### What you will do
Output the full listing below exactly as it reads, and skip anything that is a picture.

Start Data shown

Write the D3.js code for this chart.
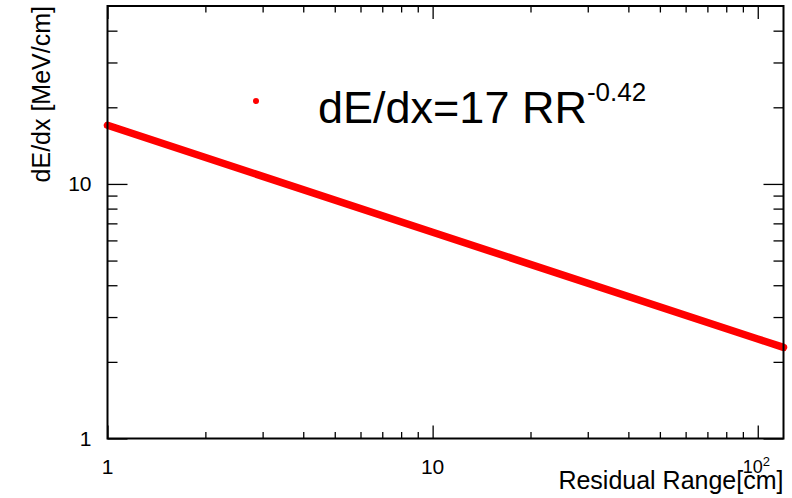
<!DOCTYPE html>
<html>
<head>
<meta charset="utf-8">
<script src="https://cdn.jsdelivr.net/npm/d3@7"></script>
<style>
  html, body { margin: 0; padding: 0; background: #fff; }
  text { font-family: "Liberation Sans", Arial, Helvetica, sans-serif; fill: #000; }
</style>
</head>
<body>
<div id="vis"></div>
<script>
// values (fit line dE/dx = 17 RR^-0.42, straight on log-log)
const rrValues = [1, 10, 100, 120];
const dedxValues = [17.0, 6.46, 2.46, 2.28];

const xMajorTicks = [1, 10, 100];
const xMinorTicks = [2, 3, 4, 5, 6, 7, 8, 9, 20, 30, 40, 50, 60, 70, 80, 90];
const xTickLabels = ["1", "10", "10^2"];
const yMajorTicks = [1, 10];
const yMinorTicks = [2, 3, 4, 5, 6, 7, 8, 9, 20, 30, 40];
const yTickLabels = ["1", "10"];

const legendLabel = "dE/dx=17 RR";
const legendExponent = "-0.42";

var width = 792, height = 498;
var margin = { top: 6, right: 8.5, bottom: 59.5, left: 107.5 };
var x0 = margin.left, x1 = width - margin.right;
var y0 = height - margin.bottom, y1 = margin.top;

var x = d3.scaleLog().domain([1, 120]).range([x0, x1]);
var y = d3.scaleLog().domain([1, 50]).range([y0, y1]);

var svg = d3.select("#vis").append("svg")
    .attr("width", width)
    .attr("height", height);

// fit line
var pts = rrValues.map((v, i) => [v, dedxValues[i]]);
svg.append("path")
    .datum(pts)
    .attr("fill", "none")
    .attr("stroke", "#ff0000")
    .attr("stroke-width", 7.5)
    .attr("stroke-linecap", "round")
    .attr("d", d3.line().x(d => x(d[0])).y(d => y(d[1])));

function tickAxis(axisFn, scale, values, size, transform) {
    svg.append("g")
        .attr("transform", transform)
        .call(axisFn(scale).tickValues(values).tickSizeInner(size).tickSizeOuter(0).tickFormat(""))
        .call(g => g.select(".domain").remove())
        .call(g => g.selectAll("line").attr("stroke", "#000").attr("stroke-width", 1.3));
}

// bottom / top ticks (inward)
tickAxis(d3.axisBottom, x, xMajorTicks, -13, "translate(0," + y0 + ")");
tickAxis(d3.axisBottom, x, xMinorTicks, -6.5, "translate(0," + y0 + ")");
tickAxis(d3.axisTop, x, xMajorTicks, -13, "translate(0," + y1 + ")");
tickAxis(d3.axisTop, x, xMinorTicks, -6.5, "translate(0," + y1 + ")");
// left / right ticks (inward)
tickAxis(d3.axisLeft, y, yMajorTicks, -20, "translate(" + x0 + ",0)");
tickAxis(d3.axisLeft, y, yMinorTicks, -10, "translate(" + x0 + ",0)");
tickAxis(d3.axisRight, y, yMajorTicks, -20, "translate(" + x1 + ",0)");
tickAxis(d3.axisRight, y, yMinorTicks, -10, "translate(" + x1 + ",0)");

// frame
svg.append("rect")
    .attr("x", x0).attr("y", y1)
    .attr("width", x1 - x0).attr("height", y0 - y1)
    .attr("fill", "none")
    .attr("stroke", "#000")
    .attr("stroke-width", 2);

// x tick labels
xMajorTicks.forEach((v, i) => {
    var lab = xTickLabels[i];
    var t = svg.append("text")
        .attr("x", x(v))
        .attr("y", y0 + 35)
        .attr("text-anchor", "middle")
        .attr("font-size", "21px");
    if (lab.indexOf("^") >= 0) {
        var parts = lab.split("^");
        t.attr("x", x(v) - 15).attr("y", y0 + 34).attr("text-anchor", "start").attr("font-size", "18px");
        t.append("tspan").text(parts[0]);
        t.append("tspan").attr("dy", -7).attr("font-size", "13px").text(parts[1]);
    } else {
        t.text(lab);
    }
});

// y tick labels
yMajorTicks.forEach((v, i) => {
    svg.append("text")
        .attr("x", x0 - 16)
        .attr("y", y(v))
        .attr("dy", "0.36em")
        .attr("text-anchor", "end")
        .attr("font-size", "21px")
        .text(yTickLabels[i]);
});

// axis titles
svg.append("text")
    .attr("x", x1)
    .attr("y", 489)
    .attr("text-anchor", "end")
    .attr("font-size", "25px")
    .text("Residual Range[cm]");

svg.append("text")
    .attr("transform", "translate(50," + y1 + ") rotate(-90)")
    .attr("text-anchor", "end")
    .attr("font-size", "25px")
    .text("dE/dx [MeV/cm]");

// legend
svg.append("circle")
    .attr("cx", 256).attr("cy", 101).attr("r", 3)
    .attr("fill", "#ff0000");

var leg = svg.append("text")
    .attr("x", 318)
    .attr("y", 122.5)
    .attr("font-size", "45px");
leg.append("tspan").text(legendLabel);
leg.append("tspan")
    .attr("dy", -21.5)
    .attr("font-size", "26px")
    .text(legendExponent);
</script>
</body>
</html>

End Data shown

### Reply
Write the D3.js code for this chart.
<!DOCTYPE html>
<html>
<head>
<meta charset="utf-8">
<script src="https://cdn.jsdelivr.net/npm/d3@7"></script>
<style>
  html, body { margin: 0; padding: 0; background: #fff; }
  text { font-family: "Liberation Sans", Arial, Helvetica, sans-serif; fill: #000; }
</style>
</head>
<body>
<div id="vis"></div>
<script>
// values (fit line dE/dx = 17 RR^-0.42, straight on log-log)
const rrValues = [1, 10, 100, 120];
const dedxValues = [17.0, 6.46, 2.46, 2.28];

const xMajorTicks = [1, 10, 100];
const xMinorTicks = [2, 3, 4, 5, 6, 7, 8, 9, 20, 30, 40, 50, 60, 70, 80, 90];
const xTickLabels = ["1", "10", "10^2"];
const yMajorTicks = [1, 10];
const yMinorTicks = [2, 3, 4, 5, 6, 7, 8, 9, 20, 30, 40];
const yTickLabels = ["1", "10"];

const legendLabel = "dE/dx=17 RR";
const legendExponent = "-0.42";

var width = 792, height = 498;
var margin = { top: 6, right: 8.5, bottom: 59.5, left: 107.5 };
var x0 = margin.left, x1 = width - margin.right;
var y0 = height - margin.bottom, y1 = margin.top;

var x = d3.scaleLog().domain([1, 120]).range([x0, x1]);
var y = d3.scaleLog().domain([1, 50]).range([y0, y1]);

var svg = d3.select("#vis").append("svg")
    .attr("width", width)
    .attr("height", height);

// fit line
var pts = rrValues.map((v, i) => [v, dedxValues[i]]);
svg.append("path")
    .datum(pts)
    .attr("fill", "none")
    .attr("stroke", "#ff0000")
    .attr("stroke-width", 7.5)
    .attr("stroke-linecap", "round")
    .attr("d", d3.line().x(d => x(d[0])).y(d => y(d[1])));

function tickAxis(axisFn, scale, values, size, transform) {
    svg.append("g")
        .attr("transform", transform)
        .call(axisFn(scale).tickValues(values).tickSizeInner(size).tickSizeOuter(0).tickFormat(""))
        .call(g => g.select(".domain").remove())
        .call(g => g.selectAll("line").attr("stroke", "#000").attr("stroke-width", 1.3));
}

// bottom / top ticks (inward)
tickAxis(d3.axisBottom, x, xMajorTicks, -13, "translate(0," + y0 + ")");
tickAxis(d3.axisBottom, x, xMinorTicks, -6.5, "translate(0," + y0 + ")");
tickAxis(d3.axisTop, x, xMajorTicks, -13, "translate(0," + y1 + ")");
tickAxis(d3.axisTop, x, xMinorTicks, -6.5, "translate(0," + y1 + ")");
// left / right ticks (inward)
tickAxis(d3.axisLeft, y, yMajorTicks, -20, "translate(" + x0 + ",0)");
tickAxis(d3.axisLeft, y, yMinorTicks, -10, "translate(" + x0 + ",0)");
tickAxis(d3.axisRight, y, yMajorTicks, -20, "translate(" + x1 + ",0)");
tickAxis(d3.axisRight, y, yMinorTicks, -10, "translate(" + x1 + ",0)");

// frame
svg.append("rect")
    .attr("x", x0).attr("y", y1)
    .attr("width", x1 - x0).attr("height", y0 - y1)
    .attr("fill", "none")
    .attr("stroke", "#000")
    .attr("stroke-width", 2);

// x tick labels
xMajorTicks.forEach((v, i) => {
    var lab = xTickLabels[i];
    var t = svg.append("text")
        .attr("x", x(v))
        .attr("y", y0 + 35)
        .attr("text-anchor", "middle")
        .attr("font-size", "21px");
    if (lab.indexOf("^") >= 0) {
        var parts = lab.split("^");
        t.attr("x", x(v) - 15).attr("y", y0 + 34).attr("text-anchor", "start").attr("font-size", "18px");
        t.append("tspan").text(parts[0]);
        t.append("tspan").attr("dy", -7).attr("font-size", "13px").text(parts[1]);
    } else {
        t.text(lab);
    }
});

// y tick labels
yMajorTicks.forEach((v, i) => {
    svg.append("text")
        .attr("x", x0 - 16)
        .attr("y", y(v))
        .attr("dy", "0.36em")
        .attr("text-anchor", "end")
        .attr("font-size", "21px")
        .text(yTickLabels[i]);
});

// axis titles
svg.append("text")
    .attr("x", x1)
    .attr("y", 489)
    .attr("text-anchor", "end")
    .attr("font-size", "25px")
    .text("Residual Range[cm]");

svg.append("text")
    .attr("transform", "translate(50," + y1 + ") rotate(-90)")
    .attr("text-anchor", "end")
    .attr("font-size", "25px")
    .text("dE/dx [MeV/cm]");

// legend
svg.append("circle")
    .attr("cx", 256).attr("cy", 101).attr("r", 3)
    .attr("fill", "#ff0000");

var leg = svg.append("text")
    .attr("x", 318)
    .attr("y", 122.5)
    .attr("font-size", "45px");
leg.append("tspan").text(legendLabel);
leg.append("tspan")
    .attr("dy", -21.5)
    .attr("font-size", "26px")
    .text(legendExponent);
</script>
</body>
</html>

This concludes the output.